McCoy then commented that Simmons’s question was very long, prompting Simmons to snap back, “Almost as long as your statement.”
Del. Kirill Reznik (D-Montgomery Co.) was less reserved, peppering McCoy with questions about the other factors leading to the breakdown of marriage, and asked why McCoy had failed to testify when the General Assembly passed legislation that made it easier for couples to divorce, or when it passed legislation on domestic violence, which also contributes to the breakdown of marriages. As McCoy tried to respond, Reznik continued, asking if McCoy would support outlawing divorce, or requiring proof of fertility before a heterosexual couple can marry.
When Del. Dwyer, who testified along Del. Emmett Burns (D-Baltimore County), spoke in opposition to the bill, he showed the panel a short movie in which a man claimed to have been arrested for objecting to his child being taught about homosexuality in school. Dwyer claimed that same-sex marriage would be taught to schoolchildren as normal, and claimed it already is in several Maryland counties.

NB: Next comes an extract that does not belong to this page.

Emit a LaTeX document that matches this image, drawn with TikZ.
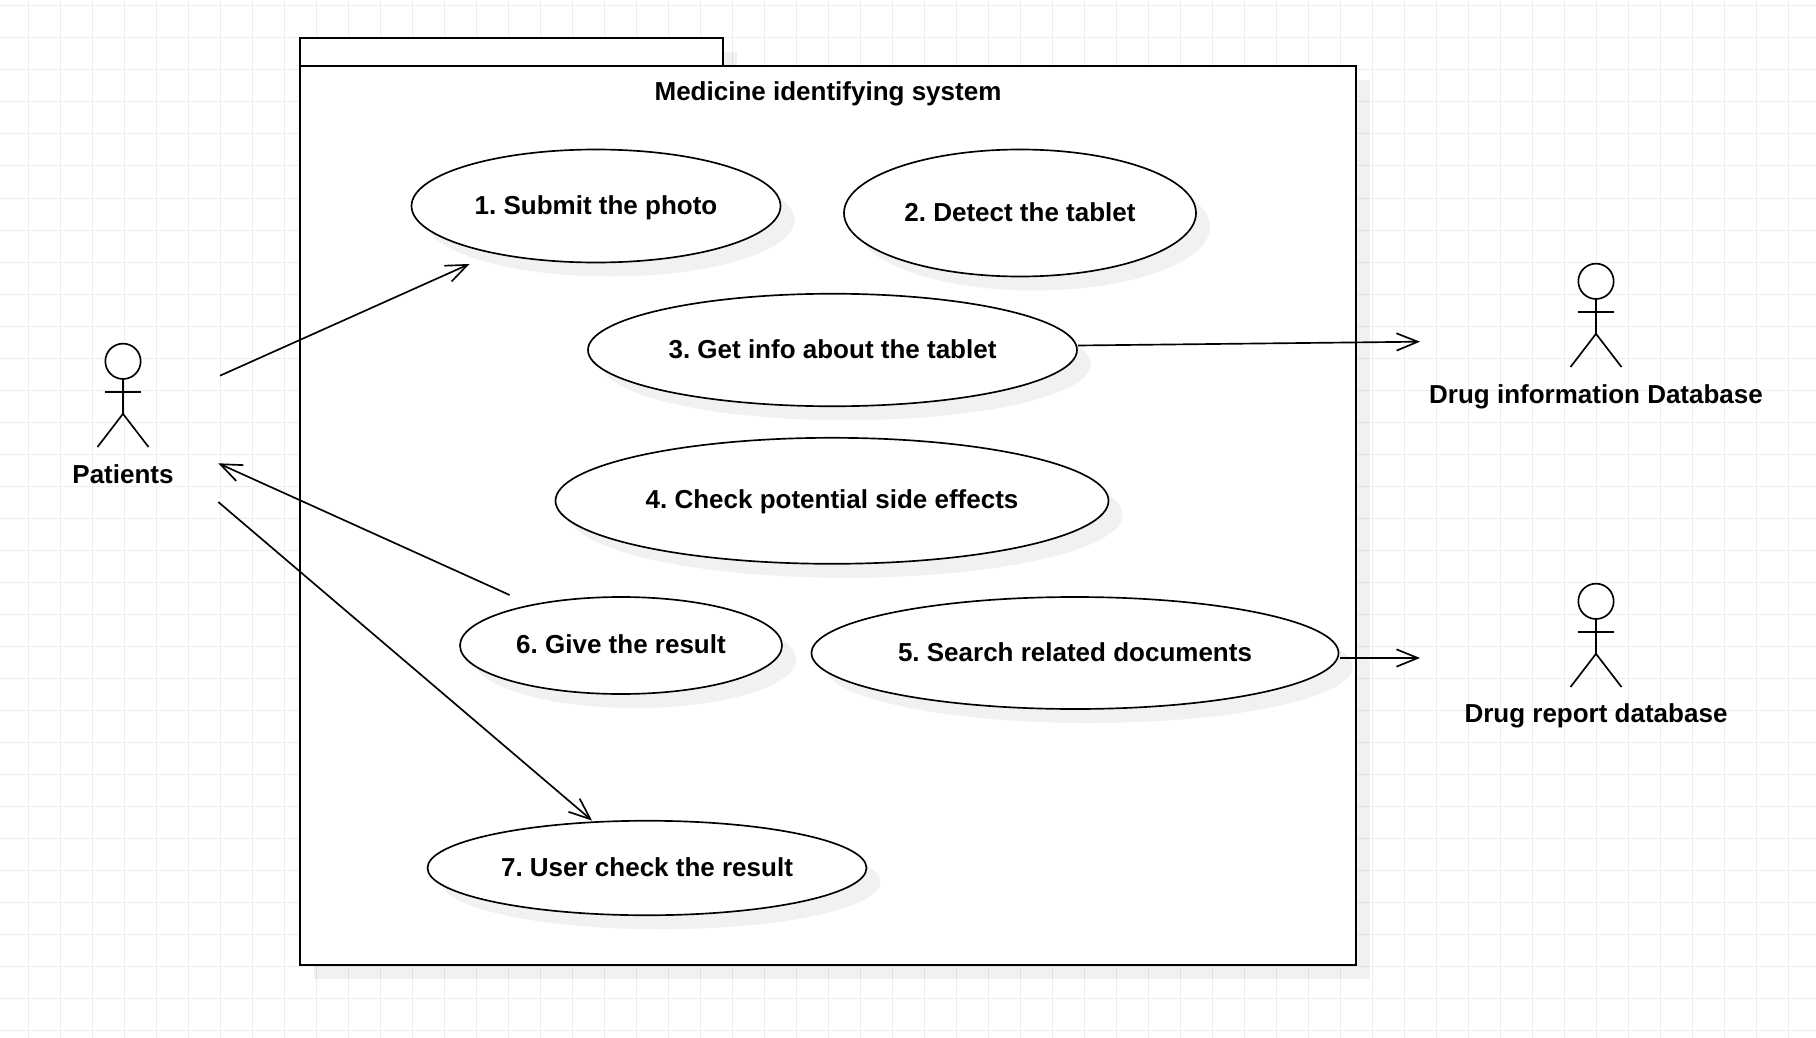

Dwyer said he wanted to amend the bill he is sponsoring, HB 474, to read: “Only marriage between a man and a woman shall be valid in this state.” Dwyer said he wanted to put the measure on the ballot for an up-or-down vote by the citizenry of Maryland.
In response to Dwyer’s testimony, out lesbian Del. Bonnie Cullison (D-Montgomery Co.) asked Dwyer if he agreed that the bill does not mandate curriculum for schools. When Dwyer didn’t respond affirmatively or negatively, Cullison followed up, asking him if he knew how school curriculum is formed, prompting Dwyer to respond: “I don’t study education or curriculum.”
Cullison responded that she does, and that school curriculum is determined by local school boards and administrators and is very carefully crafted, unlike what Dwyer was claiming.
But opponents on the committees were not without their own one-liners.
When sister and brother team Laura and Billy Murphy of Baltimore testified in favor of the bill, Parrott asked them if they agreed that the bill redefined marriage. When they started to object to that classification, Parrott cut them off, saying yes it was. He also said that sexual orientation was a choice and not something a person was born with, prompting Billy Murphy to object, saying there is no scientific evidence to prove that. Parrott said that there was no evidence to disprove it, either.
When it was her turn to question opponents of the bill, Alston asked witnesses to explain some of the legal problems that had been faced by religious people and organizations in states or places like the District of Columbia, where same-sex marriage was legalized.
Alston also asked whether it would be all right to provide protections for same-sex couples without calling it marriage, reinforcing her actions last year when she switched from supporting marriage equality to recommending that the Assembly change last year’s marriage bill to grant “civil unions” instead.
As of 8 p.m. Friday, the committees were still calling witnesses from both sides to testify.